⟨
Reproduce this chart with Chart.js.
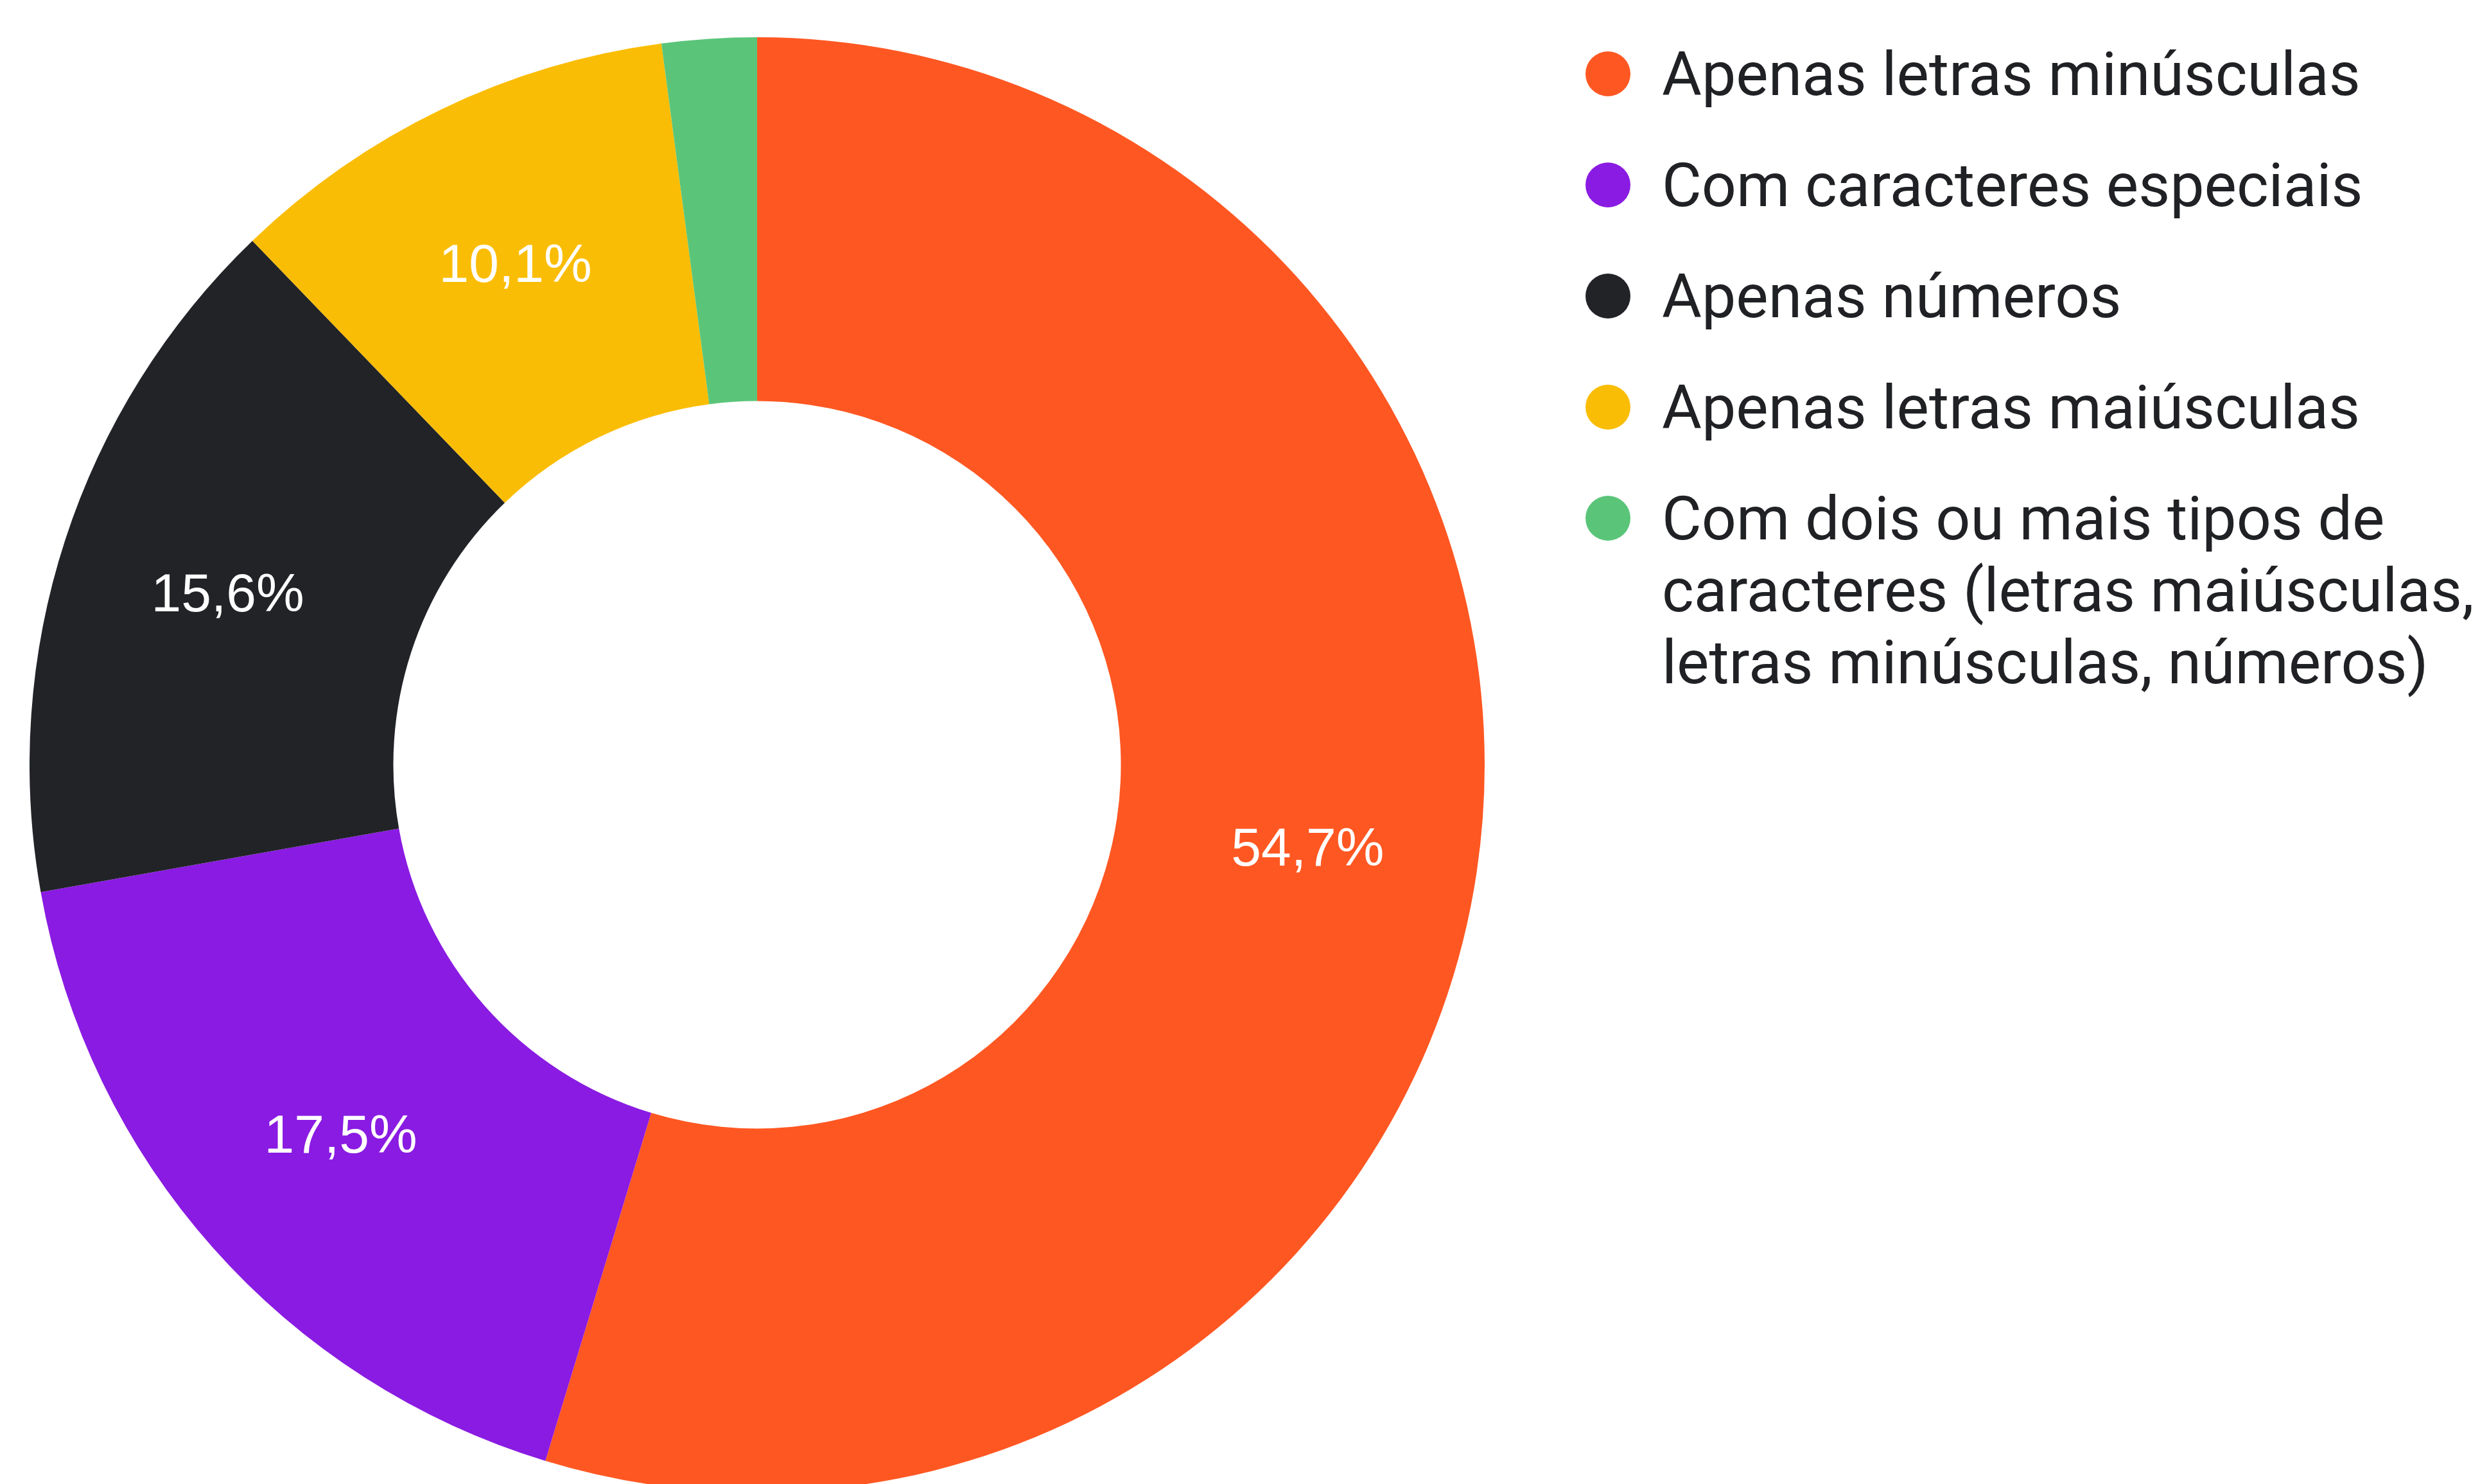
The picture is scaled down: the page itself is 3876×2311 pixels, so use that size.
<!DOCTYPE html>
<html>
<head>
<meta charset="utf-8">
<script src="https://cdn.jsdelivr.net/npm/chart.js@4"></script>
<style>
  html, body { margin: 0; padding: 0; background: #ffffff; overflow: hidden; width: 3876px; height: 2311px; }
  #wrap { position: absolute; left: 46px; top: 58px; width: 2266px; height: 2266px; }
  #legend { position: absolute; left: 0; top: 0; font-family: Roboto, "Noto Sans", sans-serif; color: #202124; }
  .row { position: absolute; left: 2588px; font-size: 95px; line-height: 112px; white-space: nowrap; }
  .dot { position: absolute; width: 70px; height: 70px; border-radius: 50%; }
</style>
</head>
<body>
<div id="wrap"><canvas id="c"></canvas></div>
<div id="legend"></div>
<script>
const categories = [
  "Apenas letras minúsculas",
  "Com caracteres especiais",
  "Apenas números",
  "Apenas letras maiúsculas",
  ["Com dois ou mais tipos de", "caracteres (letras maiúsculas,", "letras minúsculas, números)"]
];
const percentages = [54.7, 17.5, 15.6, 10.1, 2.1];
const colors = ["#FF5722", "#8A1BE2", "#212327", "#FABD05", "#5AC579"];

const sliceLabels = {
  id: 'sliceLabels',
  afterDatasetsDraw(chart) {
    const ctx = chart.ctx;
    const meta = chart.getDatasetMeta(0);
    ctx.save();
    ctx.font = '84px "Liberation Sans", Arial, sans-serif';
    ctx.fillStyle = '#ffffff';
    ctx.textAlign = 'center';
    ctx.textBaseline = 'middle';
    meta.data.forEach((arc, i) => {
      const v = percentages[i];
      if (v < 5) return;
      const p = arc.getProps(['x', 'y', 'startAngle', 'endAngle', 'innerRadius', 'outerRadius']);
      const mid = (p.startAngle + p.endAngle) / 2;
      const r = p.innerRadius + 0.53 * (p.outerRadius - p.innerRadius);
      ctx.fillText(v.toFixed(1).replace('.', ',') + '%', p.x + Math.cos(mid) * r, p.y + Math.sin(mid) * r + 6);
    });
    ctx.restore();
  }
};

new Chart(document.getElementById('c'), {
  type: 'doughnut',
  data: {
    labels: categories,
    datasets: [{
      data: percentages,
      backgroundColor: colors,
      borderWidth: 0,
      hoverOffset: 0
    }]
  },
  options: {
    responsive: true,
    maintainAspectRatio: false,
    animation: false,
    cutout: '50%',
    layout: { padding: 0 },
    plugins: { legend: { display: false }, tooltip: { enabled: false } }
  },
  plugins: [sliceLabels]
});

// HTML legend built from the data arrays
const legendEl = document.getElementById('legend');
const rowTop0 = 60, rowStep = 173;
let rowTop = rowTop0;
categories.forEach((lab, i) => {
  const lines = Array.isArray(lab) ? lab : [lab];
  const dot = document.createElement('div');
  dot.className = 'dot';
  dot.style.background = colors[i];
  dot.style.left = (2504 - 35) + 'px';
  dot.style.top = (rowTop + 55 - 35) + 'px';
  legendEl.appendChild(dot);
  const row = document.createElement('div');
  row.className = 'row';
  row.style.top = rowTop + 'px';
  row.innerHTML = lines.map(s => s.replace(/&/g, '&amp;').replace(/</g, '&lt;')).join('<br>');
  legendEl.appendChild(row);
  rowTop += rowStep;
});
</script>
</body>
</html>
⟩
Reproduce all of the data exactly, omitting each picture it holds.

Reproduce this chart with Chart.js.
The picture is scaled down: the page itself is 3876×2311 pixels, so use that size.
<!DOCTYPE html>
<html>
<head>
<meta charset="utf-8">
<script src="https://cdn.jsdelivr.net/npm/chart.js@4"></script>
<style>
  html, body { margin: 0; padding: 0; background: #ffffff; overflow: hidden; width: 3876px; height: 2311px; }
  #wrap { position: absolute; left: 46px; top: 58px; width: 2266px; height: 2266px; }
  #legend { position: absolute; left: 0; top: 0; font-family: Roboto, "Noto Sans", sans-serif; color: #202124; }
  .row { position: absolute; left: 2588px; font-size: 95px; line-height: 112px; white-space: nowrap; }
  .dot { position: absolute; width: 70px; height: 70px; border-radius: 50%; }
</style>
</head>
<body>
<div id="wrap"><canvas id="c"></canvas></div>
<div id="legend"></div>
<script>
const categories = [
  "Apenas letras minúsculas",
  "Com caracteres especiais",
  "Apenas números",
  "Apenas letras maiúsculas",
  ["Com dois ou mais tipos de", "caracteres (letras maiúsculas,", "letras minúsculas, números)"]
];
const percentages = [54.7, 17.5, 15.6, 10.1, 2.1];
const colors = ["#FF5722", "#8A1BE2", "#212327", "#FABD05", "#5AC579"];

const sliceLabels = {
  id: 'sliceLabels',
  afterDatasetsDraw(chart) {
    const ctx = chart.ctx;
    const meta = chart.getDatasetMeta(0);
    ctx.save();
    ctx.font = '84px "Liberation Sans", Arial, sans-serif';
    ctx.fillStyle = '#ffffff';
    ctx.textAlign = 'center';
    ctx.textBaseline = 'middle';
    meta.data.forEach((arc, i) => {
      const v = percentages[i];
      if (v < 5) return;
      const p = arc.getProps(['x', 'y', 'startAngle', 'endAngle', 'innerRadius', 'outerRadius']);
      const mid = (p.startAngle + p.endAngle) / 2;
      const r = p.innerRadius + 0.53 * (p.outerRadius - p.innerRadius);
      ctx.fillText(v.toFixed(1).replace('.', ',') + '%', p.x + Math.cos(mid) * r, p.y + Math.sin(mid) * r + 6);
    });
    ctx.restore();
  }
};

new Chart(document.getElementById('c'), {
  type: 'doughnut',
  data: {
    labels: categories,
    datasets: [{
      data: percentages,
      backgroundColor: colors,
      borderWidth: 0,
      hoverOffset: 0
    }]
  },
  options: {
    responsive: true,
    maintainAspectRatio: false,
    animation: false,
    cutout: '50%',
    layout: { padding: 0 },
    plugins: { legend: { display: false }, tooltip: { enabled: false } }
  },
  plugins: [sliceLabels]
});

// HTML legend built from the data arrays
const legendEl = document.getElementById('legend');
const rowTop0 = 60, rowStep = 173;
let rowTop = rowTop0;
categories.forEach((lab, i) => {
  const lines = Array.isArray(lab) ? lab : [lab];
  const dot = document.createElement('div');
  dot.className = 'dot';
  dot.style.background = colors[i];
  dot.style.left = (2504 - 35) + 'px';
  dot.style.top = (rowTop + 55 - 35) + 'px';
  legendEl.appendChild(dot);
  const row = document.createElement('div');
  row.className = 'row';
  row.style.top = rowTop + 'px';
  row.innerHTML = lines.map(s => s.replace(/&/g, '&amp;').replace(/</g, '&lt;')).join('<br>');
  legendEl.appendChild(row);
  rowTop += rowStep;
});
</script>
</body>
</html>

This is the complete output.